Até à hora da diligência, a Solicitadora não tinha dito nada ao processo: se tinha citado, se não tinha citado, se sim, se sopas...
Claro que se eu, ou o meu cliente, tivessemos faltado, teríamos sanções. Mas... e a Solicitadora?
Depois do sucedido, comentei o facto com colegas daquela Comarca, que contaram-me que, afinal, não é a primeira vez que tal acontece com aquela Solicitadora.
Pergunto: e o processo disciplinar?

A semana passada foi publicada uma notícia que dava conta da condenação de um Procurador do Ministério Público pelo crime de coacção de órgão constitucional. Apesar de a sentença ainda não ter transitado em julgado (mantendo-se, portanto, a presunção de inocência), o facto ilícito foi praticado no exercício das suas funções como Magistrado do MP.
Volto a perguntar: e o processo disciplinar?

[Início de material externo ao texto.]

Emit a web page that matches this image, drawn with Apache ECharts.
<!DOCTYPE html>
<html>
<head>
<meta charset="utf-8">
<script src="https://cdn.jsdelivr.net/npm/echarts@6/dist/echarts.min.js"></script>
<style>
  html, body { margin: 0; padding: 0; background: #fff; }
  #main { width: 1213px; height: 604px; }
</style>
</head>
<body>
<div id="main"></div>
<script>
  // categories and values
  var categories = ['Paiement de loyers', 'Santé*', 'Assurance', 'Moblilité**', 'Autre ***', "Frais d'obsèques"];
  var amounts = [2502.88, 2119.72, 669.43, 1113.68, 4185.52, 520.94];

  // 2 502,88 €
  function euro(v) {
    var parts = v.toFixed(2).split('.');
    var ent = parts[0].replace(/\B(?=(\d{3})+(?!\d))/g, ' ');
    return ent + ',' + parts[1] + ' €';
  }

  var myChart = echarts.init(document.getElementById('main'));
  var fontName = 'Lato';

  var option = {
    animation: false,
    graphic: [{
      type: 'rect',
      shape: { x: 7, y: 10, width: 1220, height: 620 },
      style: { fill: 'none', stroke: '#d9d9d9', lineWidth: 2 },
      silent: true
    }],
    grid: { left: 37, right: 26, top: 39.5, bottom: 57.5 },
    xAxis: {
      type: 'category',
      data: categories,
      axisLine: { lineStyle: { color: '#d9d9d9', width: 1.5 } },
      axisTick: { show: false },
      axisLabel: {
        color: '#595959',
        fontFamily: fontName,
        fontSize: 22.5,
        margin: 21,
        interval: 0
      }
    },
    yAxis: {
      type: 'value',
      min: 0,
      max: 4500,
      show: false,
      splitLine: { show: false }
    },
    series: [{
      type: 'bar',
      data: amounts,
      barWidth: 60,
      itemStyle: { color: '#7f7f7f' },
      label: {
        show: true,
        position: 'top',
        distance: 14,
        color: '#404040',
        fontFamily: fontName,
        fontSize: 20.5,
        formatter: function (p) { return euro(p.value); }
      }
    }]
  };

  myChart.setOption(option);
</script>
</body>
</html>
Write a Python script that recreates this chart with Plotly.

Se a estes casos somarmos este (dúvidas sobre a actuação do DIAP do Porto no "caso Bexiga"), este (inércia do Magistrado do MP no caso da menina atropelada em Lisboa) e mais alguns contados aqui, teremos necessariamente que concluir que os processos disciplinares em alguns órgãos com competência para o efeito não passa do papel.
Enquanto que os advogados são realmente avaliados e alvo de processos discplinares pela Ordem dos Advogados (basta ver a quantidade de sanções aplicadas e publicadas em editais nos tribunais), fica a sensação de que Magistratos Judiciais e Magistrados do Ministério Público não são, na prática, alvo de processos disciplinares ou, quando o são, já se sabe à partida que os processos irão ser arquivados. Sensação, esta, que se aplica também noutras classes profissionais, como a Ordem dos Médicos.

Este sentimento de impunidade corrói a confiança dos portugueses nas instituições e na Justiça. E quando isto acontece é a própria democracia que é posta em causa.